--- SOURCE DATA ---
--------------------
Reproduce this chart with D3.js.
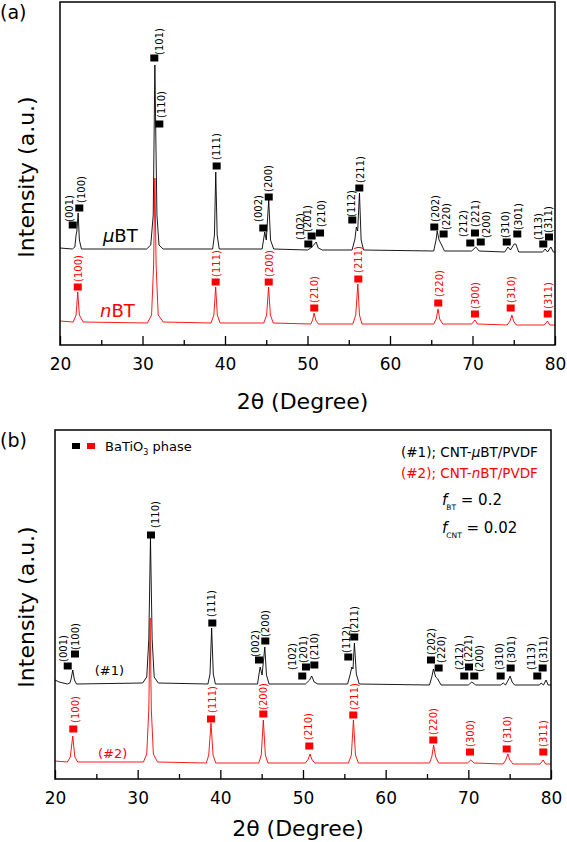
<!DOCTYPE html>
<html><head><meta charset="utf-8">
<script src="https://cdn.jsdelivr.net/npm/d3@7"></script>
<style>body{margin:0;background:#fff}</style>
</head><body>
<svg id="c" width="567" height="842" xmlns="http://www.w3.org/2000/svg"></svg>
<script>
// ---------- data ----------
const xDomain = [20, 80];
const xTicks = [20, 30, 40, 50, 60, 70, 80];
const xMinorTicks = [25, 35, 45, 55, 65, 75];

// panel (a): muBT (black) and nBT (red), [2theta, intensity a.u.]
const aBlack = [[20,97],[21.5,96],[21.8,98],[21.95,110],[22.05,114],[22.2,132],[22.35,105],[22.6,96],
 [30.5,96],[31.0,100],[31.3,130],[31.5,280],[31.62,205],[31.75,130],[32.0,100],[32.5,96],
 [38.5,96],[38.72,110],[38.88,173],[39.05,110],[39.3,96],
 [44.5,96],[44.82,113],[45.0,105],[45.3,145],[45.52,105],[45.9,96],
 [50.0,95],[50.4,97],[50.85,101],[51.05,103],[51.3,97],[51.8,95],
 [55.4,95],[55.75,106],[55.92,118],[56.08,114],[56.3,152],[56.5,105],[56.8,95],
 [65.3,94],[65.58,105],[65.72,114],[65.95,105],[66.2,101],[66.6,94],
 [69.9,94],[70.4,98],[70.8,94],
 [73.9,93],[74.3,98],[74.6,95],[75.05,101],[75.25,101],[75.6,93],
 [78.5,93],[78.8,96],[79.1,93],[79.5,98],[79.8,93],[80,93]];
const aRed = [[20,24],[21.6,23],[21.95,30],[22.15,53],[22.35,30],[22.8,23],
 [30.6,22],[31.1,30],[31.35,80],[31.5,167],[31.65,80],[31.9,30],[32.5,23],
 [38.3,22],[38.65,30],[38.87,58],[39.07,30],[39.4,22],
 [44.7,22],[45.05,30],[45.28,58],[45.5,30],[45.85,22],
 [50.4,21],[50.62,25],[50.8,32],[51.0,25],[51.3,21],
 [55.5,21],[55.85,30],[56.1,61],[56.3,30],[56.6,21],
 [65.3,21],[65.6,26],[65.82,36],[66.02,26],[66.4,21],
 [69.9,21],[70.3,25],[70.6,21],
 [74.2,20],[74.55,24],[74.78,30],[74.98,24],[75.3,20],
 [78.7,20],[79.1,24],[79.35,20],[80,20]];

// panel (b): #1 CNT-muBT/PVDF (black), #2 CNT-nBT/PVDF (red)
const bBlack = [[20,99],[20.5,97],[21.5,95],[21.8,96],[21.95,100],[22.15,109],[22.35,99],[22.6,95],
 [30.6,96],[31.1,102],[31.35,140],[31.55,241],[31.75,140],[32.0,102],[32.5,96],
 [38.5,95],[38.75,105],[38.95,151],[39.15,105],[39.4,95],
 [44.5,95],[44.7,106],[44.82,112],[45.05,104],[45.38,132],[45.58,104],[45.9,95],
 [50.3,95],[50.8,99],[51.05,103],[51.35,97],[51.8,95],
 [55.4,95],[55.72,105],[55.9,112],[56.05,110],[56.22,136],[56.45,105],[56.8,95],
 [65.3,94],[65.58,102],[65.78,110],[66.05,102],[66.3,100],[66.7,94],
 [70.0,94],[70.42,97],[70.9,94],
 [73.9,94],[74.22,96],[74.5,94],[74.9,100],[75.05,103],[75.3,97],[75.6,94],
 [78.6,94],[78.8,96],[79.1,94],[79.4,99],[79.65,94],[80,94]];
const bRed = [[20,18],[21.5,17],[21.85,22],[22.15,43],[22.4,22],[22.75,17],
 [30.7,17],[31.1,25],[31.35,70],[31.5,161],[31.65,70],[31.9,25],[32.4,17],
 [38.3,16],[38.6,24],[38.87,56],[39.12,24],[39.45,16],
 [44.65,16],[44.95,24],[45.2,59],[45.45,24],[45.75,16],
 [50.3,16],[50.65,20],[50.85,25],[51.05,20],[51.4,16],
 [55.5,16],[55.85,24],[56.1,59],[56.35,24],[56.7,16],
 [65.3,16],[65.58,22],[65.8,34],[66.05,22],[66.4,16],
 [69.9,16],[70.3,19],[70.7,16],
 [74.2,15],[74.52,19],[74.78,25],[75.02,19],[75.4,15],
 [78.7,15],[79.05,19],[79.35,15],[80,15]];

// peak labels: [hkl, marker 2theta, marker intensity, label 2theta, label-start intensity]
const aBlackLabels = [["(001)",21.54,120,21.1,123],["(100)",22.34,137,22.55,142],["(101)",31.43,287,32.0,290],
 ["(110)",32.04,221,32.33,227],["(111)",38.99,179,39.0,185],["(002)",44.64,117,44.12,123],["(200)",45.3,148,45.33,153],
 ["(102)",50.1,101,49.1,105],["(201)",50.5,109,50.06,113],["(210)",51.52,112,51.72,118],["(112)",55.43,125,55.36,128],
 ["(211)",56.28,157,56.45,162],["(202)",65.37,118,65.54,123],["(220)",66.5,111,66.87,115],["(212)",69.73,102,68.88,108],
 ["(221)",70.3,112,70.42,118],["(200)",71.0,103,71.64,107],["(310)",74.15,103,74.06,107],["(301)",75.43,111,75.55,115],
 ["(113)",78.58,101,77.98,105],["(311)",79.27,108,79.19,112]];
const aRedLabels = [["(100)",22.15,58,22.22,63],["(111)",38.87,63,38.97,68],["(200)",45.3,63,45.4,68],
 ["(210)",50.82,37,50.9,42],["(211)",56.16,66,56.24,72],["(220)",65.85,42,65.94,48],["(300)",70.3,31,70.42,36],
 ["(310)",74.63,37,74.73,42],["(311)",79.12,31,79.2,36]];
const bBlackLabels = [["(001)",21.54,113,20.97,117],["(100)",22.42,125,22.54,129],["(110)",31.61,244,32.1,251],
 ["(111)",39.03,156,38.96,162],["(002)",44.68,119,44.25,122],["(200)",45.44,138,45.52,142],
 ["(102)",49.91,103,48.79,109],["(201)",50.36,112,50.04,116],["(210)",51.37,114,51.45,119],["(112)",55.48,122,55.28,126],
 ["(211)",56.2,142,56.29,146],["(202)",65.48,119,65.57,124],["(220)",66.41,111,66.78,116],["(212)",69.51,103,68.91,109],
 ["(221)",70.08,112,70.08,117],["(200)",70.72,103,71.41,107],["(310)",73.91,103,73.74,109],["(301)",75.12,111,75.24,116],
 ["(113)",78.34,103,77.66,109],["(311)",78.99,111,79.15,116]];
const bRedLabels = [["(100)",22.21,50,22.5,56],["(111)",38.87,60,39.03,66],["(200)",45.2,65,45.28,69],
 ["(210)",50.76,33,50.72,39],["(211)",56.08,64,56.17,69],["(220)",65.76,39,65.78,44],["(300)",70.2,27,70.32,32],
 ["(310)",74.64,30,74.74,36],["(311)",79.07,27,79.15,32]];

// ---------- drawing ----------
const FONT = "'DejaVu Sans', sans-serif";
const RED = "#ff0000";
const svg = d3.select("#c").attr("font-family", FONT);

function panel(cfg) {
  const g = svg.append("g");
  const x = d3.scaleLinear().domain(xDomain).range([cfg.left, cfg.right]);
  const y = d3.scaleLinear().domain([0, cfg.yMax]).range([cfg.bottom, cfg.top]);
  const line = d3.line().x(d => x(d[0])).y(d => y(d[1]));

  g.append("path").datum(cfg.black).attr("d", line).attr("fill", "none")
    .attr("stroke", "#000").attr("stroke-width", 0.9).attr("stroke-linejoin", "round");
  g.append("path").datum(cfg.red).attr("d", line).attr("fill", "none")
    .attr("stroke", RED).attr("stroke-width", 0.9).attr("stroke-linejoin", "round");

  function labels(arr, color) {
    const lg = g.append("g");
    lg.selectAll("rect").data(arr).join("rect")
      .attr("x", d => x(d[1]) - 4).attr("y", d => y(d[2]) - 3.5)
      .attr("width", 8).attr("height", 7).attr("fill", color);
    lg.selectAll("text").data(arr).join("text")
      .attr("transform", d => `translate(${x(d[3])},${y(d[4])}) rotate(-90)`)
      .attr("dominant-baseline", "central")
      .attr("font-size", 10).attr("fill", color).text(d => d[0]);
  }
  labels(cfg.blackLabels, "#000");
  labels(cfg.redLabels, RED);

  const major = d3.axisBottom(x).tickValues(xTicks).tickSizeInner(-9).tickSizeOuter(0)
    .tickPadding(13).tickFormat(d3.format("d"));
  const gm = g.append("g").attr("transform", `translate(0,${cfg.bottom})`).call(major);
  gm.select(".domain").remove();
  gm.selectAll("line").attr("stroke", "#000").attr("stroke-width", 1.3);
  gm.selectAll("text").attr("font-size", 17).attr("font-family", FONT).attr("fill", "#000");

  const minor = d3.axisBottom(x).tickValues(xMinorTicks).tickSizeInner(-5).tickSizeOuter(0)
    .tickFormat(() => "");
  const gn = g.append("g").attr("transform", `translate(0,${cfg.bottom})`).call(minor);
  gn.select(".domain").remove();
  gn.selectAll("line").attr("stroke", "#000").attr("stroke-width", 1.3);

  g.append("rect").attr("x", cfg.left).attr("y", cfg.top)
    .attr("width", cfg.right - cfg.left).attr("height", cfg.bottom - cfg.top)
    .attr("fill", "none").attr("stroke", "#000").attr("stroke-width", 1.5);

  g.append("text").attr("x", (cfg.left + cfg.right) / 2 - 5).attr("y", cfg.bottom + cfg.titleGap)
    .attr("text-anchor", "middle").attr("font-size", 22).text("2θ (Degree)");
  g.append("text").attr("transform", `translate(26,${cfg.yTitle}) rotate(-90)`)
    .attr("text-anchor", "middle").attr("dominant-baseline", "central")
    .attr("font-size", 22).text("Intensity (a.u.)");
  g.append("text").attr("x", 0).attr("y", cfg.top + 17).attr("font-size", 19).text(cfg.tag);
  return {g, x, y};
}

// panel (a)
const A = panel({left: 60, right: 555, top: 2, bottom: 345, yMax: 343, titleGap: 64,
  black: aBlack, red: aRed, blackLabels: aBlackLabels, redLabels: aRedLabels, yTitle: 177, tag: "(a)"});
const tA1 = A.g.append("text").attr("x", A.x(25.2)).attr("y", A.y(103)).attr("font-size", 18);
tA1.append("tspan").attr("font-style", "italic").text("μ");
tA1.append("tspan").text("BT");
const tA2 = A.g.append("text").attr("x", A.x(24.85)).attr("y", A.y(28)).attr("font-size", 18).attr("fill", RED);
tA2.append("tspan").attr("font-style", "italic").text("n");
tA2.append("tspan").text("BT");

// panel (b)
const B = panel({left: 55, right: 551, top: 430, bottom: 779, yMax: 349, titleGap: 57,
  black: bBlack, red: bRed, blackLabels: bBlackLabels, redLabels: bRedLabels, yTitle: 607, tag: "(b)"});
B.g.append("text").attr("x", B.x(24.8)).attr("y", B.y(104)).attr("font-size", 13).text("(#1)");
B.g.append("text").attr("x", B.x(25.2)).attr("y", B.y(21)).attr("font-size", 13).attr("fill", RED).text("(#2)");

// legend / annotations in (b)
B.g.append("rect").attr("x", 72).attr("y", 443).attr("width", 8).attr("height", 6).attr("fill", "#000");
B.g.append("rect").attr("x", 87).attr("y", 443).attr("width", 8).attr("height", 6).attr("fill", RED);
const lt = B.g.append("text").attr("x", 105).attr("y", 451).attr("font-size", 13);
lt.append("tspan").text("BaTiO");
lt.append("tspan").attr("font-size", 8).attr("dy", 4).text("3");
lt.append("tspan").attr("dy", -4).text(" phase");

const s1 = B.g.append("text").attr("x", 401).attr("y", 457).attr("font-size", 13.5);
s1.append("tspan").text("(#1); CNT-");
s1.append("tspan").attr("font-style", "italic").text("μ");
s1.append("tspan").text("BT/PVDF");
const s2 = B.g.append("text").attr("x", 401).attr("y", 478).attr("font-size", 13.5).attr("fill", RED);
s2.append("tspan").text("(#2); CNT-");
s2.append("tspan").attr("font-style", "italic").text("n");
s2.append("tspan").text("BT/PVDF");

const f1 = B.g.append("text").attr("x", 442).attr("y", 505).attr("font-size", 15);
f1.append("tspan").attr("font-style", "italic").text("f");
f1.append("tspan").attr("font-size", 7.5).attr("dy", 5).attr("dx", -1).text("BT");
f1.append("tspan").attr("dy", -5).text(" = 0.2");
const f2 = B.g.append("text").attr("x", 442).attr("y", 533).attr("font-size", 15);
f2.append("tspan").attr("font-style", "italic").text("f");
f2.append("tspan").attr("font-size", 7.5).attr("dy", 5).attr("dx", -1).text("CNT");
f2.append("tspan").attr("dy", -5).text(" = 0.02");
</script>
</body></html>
--------------------
--- SET EXERCISE ---
Give back exactly the lines from the first line of the data through the line with "const xMinorTicks = [25, 35, 45, 55, 65, 75];", pictures excluded.

--- TASK RESULT ---
Reproduce this chart with D3.js.
<!DOCTYPE html>
<html><head><meta charset="utf-8">
<script src="https://cdn.jsdelivr.net/npm/d3@7"></script>
<style>body{margin:0;background:#fff}</style>
</head><body>
<svg id="c" width="567" height="842" xmlns="http://www.w3.org/2000/svg"></svg>
<script>
// ---------- data ----------
const xDomain = [20, 80];
const xTicks = [20, 30, 40, 50, 60, 70, 80];
const xMinorTicks = [25, 35, 45, 55, 65, 75];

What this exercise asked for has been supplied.